Final Four Games to Air on TBS

Tweaks Option in Agreement With Turner, Both Networks Will Split Coverage Next Two Years 5/07/2013 6:36 AM Eastern

As expected, the Final Four games will air on TBS beginning next year.

CBS and Turner officially exercised an option in their 2010 agreement to broadcast the NCAA Men's Basketball Tournament, which would allow TBS to air Final Four games two years earlier than planned.

Over the next two years, CBS and TBS will share coverage of the Final Four, with TBS airing both national semifinal games and CBS carrying the national championship game.

As part of the original agreement signed in 2010 between CBS and Turner, TBS was to begin alternating with CBS on Final Four coverage beginning in 2016. However, an option existed to accelerate that plan to 2014. TBS and CBS will still begin their plan of alternating full coverage of the Final Four in 2016, which will run throughout the remainder of the deal through 2024.
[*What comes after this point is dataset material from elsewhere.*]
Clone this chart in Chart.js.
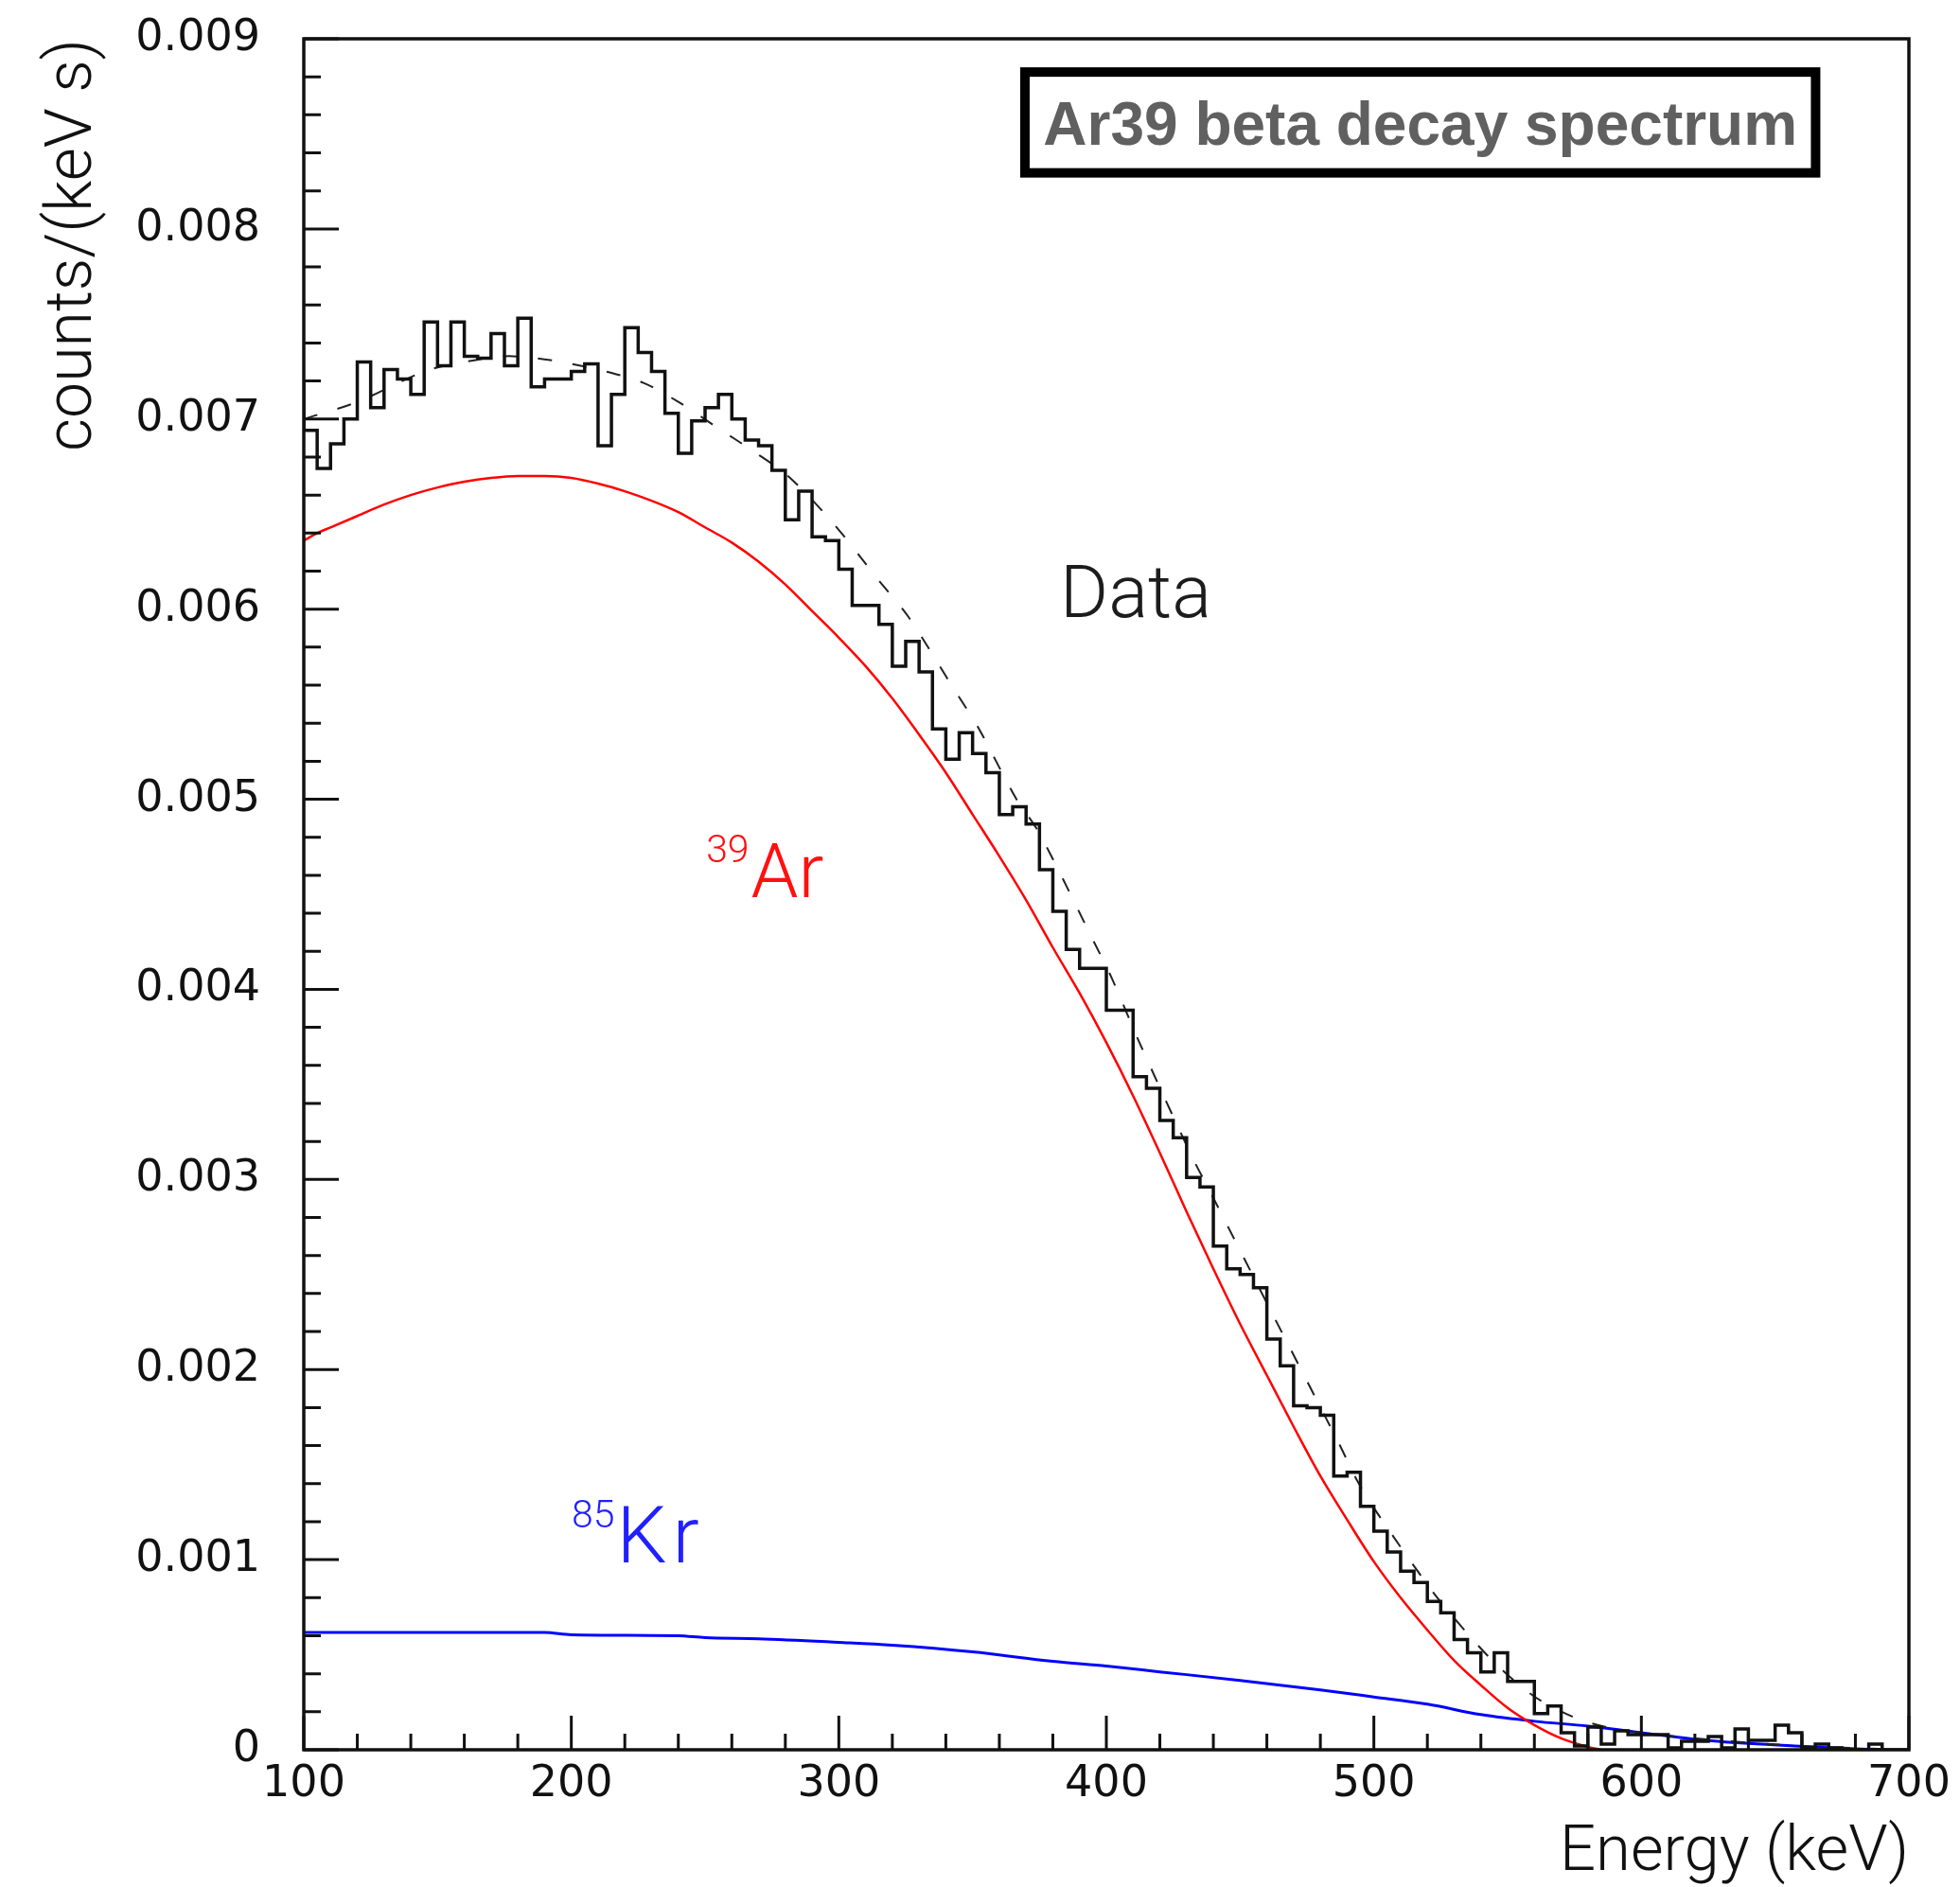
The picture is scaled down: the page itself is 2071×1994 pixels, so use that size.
<!DOCTYPE html>
<html>
<head>
<meta charset="utf-8">
<script src="https://cdn.jsdelivr.net/npm/chart.js@4.4.1/dist/chart.umd.min.js"></script>
<style>
  html, body { margin: 0; padding: 0; background: #fff; }
  #wrap { width: 2071px; height: 1994px; position: relative; }
</style>
</head>
<body>
<div id="wrap"><canvas id="spectrum"></canvas></div>
<script>
// measured spectrum, 5 keV bins starting at 100 keV
const binStart = 100;
const binWidth = 5;
const dataCounts = [
  0.00720, 0.00694, 0.00674, 0.00687, 0.00700, 0.00730, 0.00706, 0.00726, 0.00721, 0.00713,
  0.00751, 0.00728, 0.00751, 0.00733, 0.00732, 0.00745, 0.00728, 0.00753, 0.00717, 0.00721,
  0.00721, 0.00725, 0.00729, 0.00686, 0.00713, 0.00748, 0.00735, 0.00725, 0.00703, 0.00682,
  0.00699, 0.00706, 0.00713, 0.00700, 0.00689, 0.00686, 0.00673, 0.00647, 0.00662, 0.00638,
  0.00636, 0.00621, 0.00602, 0.00602, 0.00592, 0.00570, 0.00583, 0.00567, 0.00537, 0.00521,
  0.00535, 0.00524, 0.00514, 0.00492, 0.00496, 0.00487, 0.00463, 0.00441, 0.00421, 0.00411,
  0.00411, 0.00389, 0.00389, 0.00354, 0.00348, 0.00331, 0.00322, 0.00301, 0.00296, 0.00265,
  0.00253, 0.00250, 0.00243, 0.00216, 0.00202, 0.00181, 0.00180, 0.00176, 0.00144, 0.00146,
  0.00128, 0.00115, 0.00104, 0.00094, 0.00088, 0.00078, 0.00072, 0.00058, 0.00051, 0.00041,
  0.00051, 0.00036, 0.00036, 0.00019, 0.00023, 0.00009, 0.00002, 0.00012, 0.00003, 0.00010,
  0.00008, 0.00008, 0.00008, 0.00001, 0.000045, 0.000045, 0.00007, 0.00001, 0.00011, 0.00005,
  0.00005, 0.00013, 0.00009, 0.00001, 0.00003, 0.00001, 0, 0, 0.00003, 0
];

// total fit (dashed)
const fitEnergy = [100, 120, 145, 160, 175, 187, 200, 213, 227, 240,
  254, 267, 281, 298, 315, 326, 343, 352, 366, 375,
  395, 402, 413, 432, 439, 460, 487, 494, 502, 521,
  532, 545, 560, 575, 590, 620, 660, 700];
const fitTotal = [0.00700, 0.00709, 0.00725, 0.00730, 0.00733, 0.00732, 0.00729, 0.00725, 0.00719, 0.00709,
  0.00696, 0.00684, 0.00670, 0.00645, 0.00615, 0.00596, 0.00558, 0.00538, 0.00501, 0.00482,
  0.00426, 0.00406, 0.00370, 0.00312, 0.00293, 0.00235, 0.00161, 0.00141, 0.00123, 0.00085,
  0.00066, 0.00046, 0.00028, 0.00017, 0.00011, 0.00006, 0.00002, 0.0];

// 39Ar component
const arEnergy = [100, 105, 110, 120, 130, 140, 150, 160, 170, 180, 190, 200, 210, 220, 230, 240,
  250, 260, 270, 280, 290, 300, 310, 320, 330, 340, 350, 360, 370, 380, 390, 400,
  410, 420, 430, 440, 450, 460, 470, 480, 490, 500, 510, 520, 530, 540, 550, 560,
  570, 580, 585];
const arValues = [0.00636, 0.00640, 0.00643, 0.00649, 0.00655, 0.00660, 0.00664, 0.00667, 0.00669, 0.00670,
  0.00670, 0.00669, 0.00666, 0.00662, 0.00657, 0.00651, 0.00643, 0.00635, 0.00625, 0.00613,
  0.00599, 0.00585, 0.00570, 0.00553, 0.00534, 0.00514, 0.00492, 0.00470, 0.00447, 0.00422,
  0.00398, 0.00372, 0.00344, 0.00314, 0.00283, 0.00253, 0.00224, 0.00197, 0.00170, 0.00144,
  0.00121, 0.00099, 0.00080, 0.00063, 0.00047, 0.00034, 0.00022, 0.00013, 0.00006, 0.000015, 0.0];

// 85Kr component
const krEnergy = [100, 190, 200, 240, 250, 270, 300, 320, 350, 380, 400, 420, 450,
  480, 500, 520, 540, 560, 580, 600, 620, 640, 660, 680, 690];
const krValues = [0.000617, 0.000617, 0.000605, 0.000600, 0.000590, 0.000584, 0.000565, 0.000550,
  0.000515, 0.000465, 0.000440, 0.000410, 0.000365, 0.000315, 0.000278, 0.000240, 0.000185,
  0.000150, 0.000125, 0.000090, 0.000055, 0.000033, 0.000018, 0.000005, 0.0];

const xTicks = [100, 200, 300, 400, 500, 600, 700];
const xTickLabels = ["100", "200", "300", "400", "500", "600", "700"];
const yTicks = [0, 0.001, 0.002, 0.003, 0.004, 0.005, 0.006, 0.007, 0.008, 0.009];
const yTickLabels = ["0", "0.001", "0.002", "0.003", "0.004", "0.005", "0.006", "0.007", "0.008", "0.009"];

const histPoints = dataCounts.map((v, i) => ({ x: binStart + i * binWidth, y: v }));
histPoints.push({ x: binStart + dataCounts.length * binWidth, y: dataCounts[dataCounts.length - 1] });

function pairs(xs, ys) {
  return xs.map((e, i) => ({ x: e, y: ys[i] }));
}

// invisible tick marks only push the labels away from the axis
function hiddenTicks(len) {
  return {
    display: true,
    drawOnChartArea: false,
    drawTicks: true,
    tickLength: len,
    color: "rgba(0,0,0,0)",
    tickColor: "rgba(0,0,0,0)",
  };
}

// frame box and inward ticks (ROOT style)
const frameTicks = {
  id: "frameTicks",
  afterDatasetsDraw(chart) {
    const { ctx, chartArea: a, scales: { x, y } } = chart;
    ctx.save();
    ctx.strokeStyle = "#111";
    ctx.lineWidth = 3;
    ctx.beginPath();
    for (let i = 0; i <= 45; i++) {
      const py = y.getPixelForValue(i * 0.0002);
      const len = i % 5 === 0 ? 37 : 18;
      ctx.moveTo(a.left, py);
      ctx.lineTo(a.left + len, py);
    }
    for (let i = 0; i <= 30; i++) {
      const px = x.getPixelForValue(100 + i * 20);
      const len = i % 5 === 0 ? 36 : 17;
      ctx.moveTo(px, a.bottom);
      ctx.lineTo(px, a.bottom - len);
    }
    ctx.stroke();
    ctx.lineWidth = 3.5;
    ctx.strokeRect(a.left, a.top, a.right - a.left, a.bottom - a.top);
    ctx.restore();
  }
};

// text labels placed in data coordinates
const notes = {
  id: "notes",
  afterDraw(chart) {
    const { ctx, scales: { x, y } } = chart;
    ctx.save();
    ctx.textBaseline = "alphabetic";
    ctx.textAlign = "left";

    ctx.fillStyle = "#1c1c1c";
    ctx.font = '300 78px Roboto';
    ctx.fillText("Data", x.getPixelForValue(382.7), y.getPixelForValue(0.00596));

    function isotope(mass, sym, keV, val, color, size, gap) {
      const px = x.getPixelForValue(keV);
      const py = y.getPixelForValue(val);
      ctx.fillStyle = color;
      ctx.font = '300 41px Roboto';
      ctx.fillText(mass, px, py - 37);
      const w = ctx.measureText(mass).width;
      ctx.font = '300 ' + size + 'px Roboto';
      ctx.letterSpacing = gap + "px";
      ctx.fillText(sym, px + w + 2, py);
      ctx.letterSpacing = "0px";
    }
    isotope("39", "Ar", 250.4, 0.004485, "#ff1010", 80, 0);
    isotope("85", "Kr", 200.1, 0.000986, "#2020ff", 84, 6);

    // title box
    const bx0 = x.getPixelForValue(367.8), bx1 = x.getPixelForValue(666.9);
    const by0 = y.getPixelForValue(0.00885), by1 = y.getPixelForValue(0.00827);
    ctx.fillStyle = "#fff";
    ctx.fillRect(bx0, by0, bx1 - bx0, by1 - by0);
    ctx.lineWidth = 10;
    ctx.strokeStyle = "#000";
    ctx.strokeRect(bx0 + 5, by0 + 5, bx1 - bx0 - 10, by1 - by0 - 10);
    ctx.fillStyle = "#606060";
    ctx.font = 'bold 64px "Liberation Sans"';
    ctx.textAlign = "center";
    ctx.fillText("Ar39 beta decay spectrum", (bx0 + bx1) / 2, y.getPixelForValue(0.008442));
    ctx.restore();
  }
};

new Chart(document.getElementById("spectrum"), {
  type: "line",
  data: {
    datasets: [
      {
        label: "Data",
        data: histPoints,
        stepped: "after",
        borderColor: "#111",
        borderWidth: 3.5,
        pointRadius: 0,
        fill: false,
      },
      {
        label: "Fit",
        data: pairs(fitEnergy, fitTotal),
        borderColor: "#222",
        borderWidth: 2,
        borderDash: [15, 22],
        pointRadius: 0,
        tension: 0.3,
        fill: false,
      },
      {
        label: "39Ar",
        data: pairs(arEnergy, arValues),
        borderColor: "#ff0000",
        borderWidth: 2.5,
        pointRadius: 0,
        cubicInterpolationMode: "monotone",
        fill: false,
      },
      {
        label: "85Kr",
        data: pairs(krEnergy, krValues),
        borderColor: "#0000ff",
        borderWidth: 3,
        pointRadius: 0,
        cubicInterpolationMode: "monotone",
        fill: false,
      },
    ],
  },
  options: {
    responsive: true,
    maintainAspectRatio: false,
    animation: false,
    layout: { padding: { left: 0, right: 54, top: 41, bottom: 0 } },
    plugins: {
      legend: { display: false },
      tooltip: { enabled: false },
    },
    scales: {
      x: {
        type: "linear",
        min: 100,
        max: 700,
        grid: hiddenTicks(9),
        border: { display: false },
        afterBuildTicks: (s) => { s.ticks = xTicks.map((v) => ({ value: v })); },
        afterFit: (s) => { s.height = 145; },
        ticks: {
          autoSkip: false,
          maxRotation: 0,
          padding: 0,
          color: "#111",
          font: { family: "DejaVu Sans", size: 46 },
          callback: (v, i) => xTickLabels[i],
        },
        title: {
          display: true,
          text: "Energy (keV)",
          align: "end",
          color: "#111",
          padding: { top: 0, bottom: 0 },
          font: { family: "Roboto", size: 67, weight: 300, lineHeight: 1.05 },
        },
      },
      y: {
        type: "linear",
        min: 0,
        max: 0.009,
        grid: hiddenTicks(46),
        border: { display: false },
        afterBuildTicks: (s) => { s.ticks = yTicks.map((v) => ({ value: v })); },
        afterFit: (s) => { s.width = 321; },
        ticks: {
          padding: 0,
          color: "#111",
          font: { family: "DejaVu Sans", size: 46 },
          callback: (v, i) => yTickLabels[i],
        },
        title: {
          display: true,
          text: "counts/(keV s)",
          align: "end",
          color: "#111",
          padding: { top: 38, bottom: 0 },
          font: { family: "Roboto", size: 68, weight: 300 },
        },
      },
    },
  },
  plugins: [frameTicks, notes],
});
</script>
</body>
</html>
"This option was always part of the original deal," said David Levy, president of sales, distribution and sports, Turner Broadcasting System, on a conference call with reporters. Levy said the positive fan reaction the past three years drove them to exercise this option.

"We wanted to come up with a scenario that was better for both CBS and Turner," explained CBS Sports chairman Sean McManus, on why the two networks decided to share coverage the next two years instead. "We both agreed that it was important that CBS remain a presence Final Four weekend and that Turner had the ability to accelerate its presence." 

TBS will also split coverage of the four regional final games the weekend before, giving the network tournament coverage of every round until the national championship game. Early round action will continue to air across CBS, TBS, TNT and truTV.

The 2013 NCAA Tournament averaged 10.7 million total viewers, the highest average for the tournament in 19 years.

McManus added that the new programming plan "doesn't change the financial structure" for either company. "I think it's a further evolution of the deal that will continue to be changed and modified as we go on."

Levy added that the revised setup allows for a transition period, where viewers could get used to seeing Final Four games on cable. 

"It gave [us] a nice opportunity to have a transition into the alternating years in 2016 and 2017," he said Levy, adding that it won't be that hard for viewers to adjust, citing that major sporting events such as the BCS bowl games and Monday Night Football already air on cable.

"I think people very quickly got used to the new programming paradigm that we established three years ago," added McManus.